=== TASK GOAL ===
How many of the lines below hold the word "this"? Answer only with the number.

=== SOURCE RECORDS ===

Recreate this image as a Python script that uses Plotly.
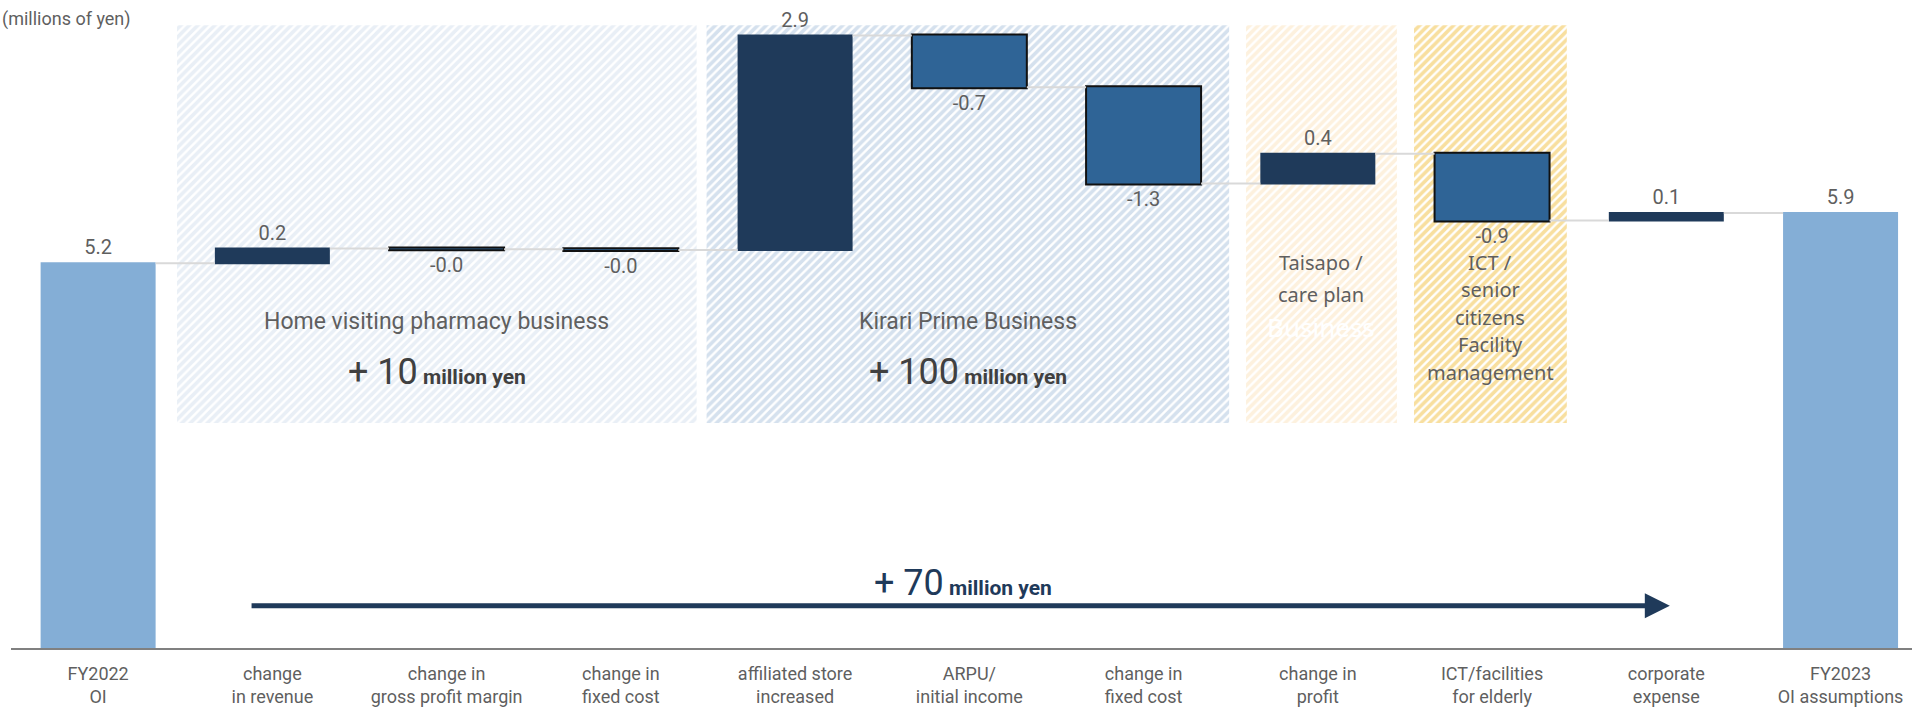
import plotly.graph_objects as go

# ---------------- data ----------------
categories = [
    "FY2022<br>OI",
    "change<br>in revenue",
    "change in<br>gross profit margin",
    "change in<br>fixed cost",
    "affiliated store<br>increased",
    "ARPU/<br>initial income",
    "change in<br>fixed cost",
    "change in<br>profit",
    "ICT/facilities<br>for elderly",
    "corporate<br>expense",
    "FY2023<br>OI assumptions",
]
values = [5.2, 0.2, -0.01, -0.01, 2.9, -0.7, -1.3, 0.4, -0.9, 0.1, 5.9]
measures = ["absolute"] + ["relative"] * 9 + ["total"]
value_labels = [f"{v:.1f}" for v in values]

segment_names = ["Home visiting pharmacy business", "Kirari Prime Business"]
segment_amounts = ["10", "100"]
total_change = "70"
unit_label = "(millions of yen)"

# ---------------- styling ----------------
FONT = "Roboto, Arial, sans-serif"
WIDE = "Noto Sans, Open Sans, sans-serif"
GRAY = "#5f5f5f"
XR = [-0.5, 10.41]
YR = [0, 8.76]

# background hatched regions (category units)
reg_x0 = [0.453, 3.492, 6.588, 7.552]
reg_x1 = [3.435, 6.491, 7.454, 8.429]
reg_y0, reg_y1 = 3.04, 8.42
reg_fg = ["#86a6c7", "#6b93bf", "#efc88c", "#ecaa1e"]
reg_bg = ["#e9eff6", "#d5e1ee", "#fdf1de", "#f8df9f"]

x_pos = list(range(len(categories)))

fig = go.Figure()

fig.add_trace(go.Bar(
    x=[(a + b) / 2 for a, b in zip(reg_x0, reg_x1)],
    y=[reg_y1 - reg_y0] * len(reg_x0),
    base=[reg_y0] * len(reg_x0),
    width=[b - a for a, b in zip(reg_x0, reg_x1)],
    marker=dict(
        color=reg_bg,
        line=dict(width=0),
        pattern=dict(shape="/", fgcolor=reg_fg, bgcolor=reg_bg,
                     size=6, solidity=0.6, fillmode="replace"),
    ),
    hoverinfo="skip",
    showlegend=False,
))

fig.add_trace(go.Waterfall(
    x=x_pos,
    y=values,
    measure=measures,
    text=value_labels,
    textposition="outside",
    textfont=dict(family=FONT, size=20, color=GRAY),
    cliponaxis=False,
    connector=dict(mode="between", line=dict(color="#d9d9d9", width=2)),
    increasing=dict(marker=dict(color="#1f3a5a", line=dict(width=0))),
    decreasing=dict(marker=dict(color="#2f6496", line=dict(color="#111111", width=2))),
    totals=dict(marker=dict(color="#84aed6", line=dict(width=0))),
    xaxis="x2",
    yaxis="y2",
    showlegend=False,
))

annotations = []
# unit label
annotations.append(dict(
    text=unit_label, xref="paper", yref="paper", x=-11 / 1901, y=1,
    xanchor="left", yanchor="top", yshift=-6, showarrow=False,
    font=dict(family=FONT, size=18, color=GRAY),
))

# segment titles + amounts
seg_centers = [(reg_x0[i] + reg_x1[i]) / 2 for i in range(2)]
for name, amt, cx in zip(segment_names, segment_amounts, seg_centers):
    annotations.append(dict(
        text=name, x=cx, y=4.41, xref="x", yref="y", showarrow=False,
        font=dict(family=FONT, size=23, color=GRAY),
    ))
    annotations.append(dict(
        text=f"<span style='font-size:36px'>+ {amt}</span> <b>million yen</b>",
        x=cx, y=3.73, xref="x", yref="y", showarrow=False,
        font=dict(family=FONT, size=21, color="#404040"),
    ))

# Taisapo lines
cx3 = (reg_x0[2] + reg_x1[2]) / 2
for i, (line, col, sz) in enumerate([("Taisapo /", GRAY, 20), ("care plan", GRAY, 20), ("Business", "#ffffff", 26)]):
    annotations.append(dict(
        text=line, x=cx3, y=(648 - 262 - 32.5 * i) / 74, xref="x", yref="y",
        showarrow=False, font=dict(family=WIDE, size=sz, color=col),
    ))
# ICT lines
cx4 = (reg_x0[3] + reg_x1[3]) / 2
for i, line in enumerate(["ICT /", "senior", "citizens", "Facility", "management"]):
    annotations.append(dict(
        text=line, x=cx4, y=(648 - 262 - 27.5 * i) / 74, xref="x", yref="y",
        showarrow=False, font=dict(family=WIDE, size=20, color=GRAY),
    ))

# total change arrow
annotations.append(dict(
    x=9.02, y=0.57, ax=0.872, ay=0.57, xref="x", yref="y", axref="x", ayref="y",
    text="", showarrow=True, arrowhead=2, arrowsize=1, arrowwidth=5,
    arrowcolor="#1f3a5a",
))
annotations.append(dict(
    text=f"<span style='font-size:36px'>+ {total_change}</span> <b>million yen</b>",
    x=4.965, y=0.88, xref="x", yref="y", showarrow=False,
    font=dict(family=FONT, size=21, color="#1f3a5a"),
))

fig.update_layout(
    width=1912, height=713,
    margin=dict(l=11, r=0, t=0, b=65),
    paper_bgcolor="white", plot_bgcolor="white",
    barmode="overlay",
    waterfallgap=0.34,
    xaxis=dict(
        range=XR, tickmode="array", tickvals=x_pos, ticktext=categories,
        showline=True, linecolor="#808080", linewidth=2, ticks="",
        showgrid=False, zeroline=False, ticklabelstandoff=8,
        tickfont=dict(family=FONT, size=18, color=GRAY),
    ),
    yaxis=dict(range=YR, visible=False, showgrid=False, zeroline=False),
    xaxis2=dict(range=XR, overlaying="x", visible=False, anchor="y2"),
    yaxis2=dict(range=YR, overlaying="y", visible=False, anchor="x2"),
    annotations=annotations,
    font=dict(family=FONT),
)

fig.write_html("out.html")
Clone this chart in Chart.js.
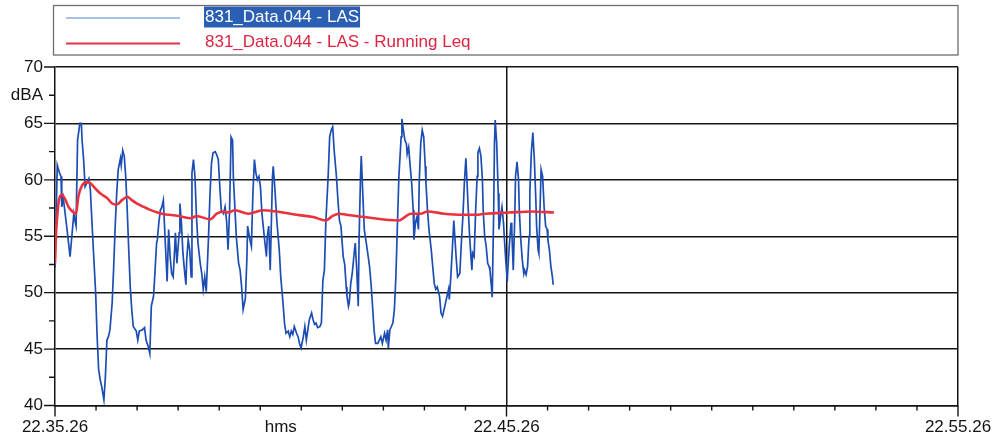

=== EXERCISE OUTPUT ===
2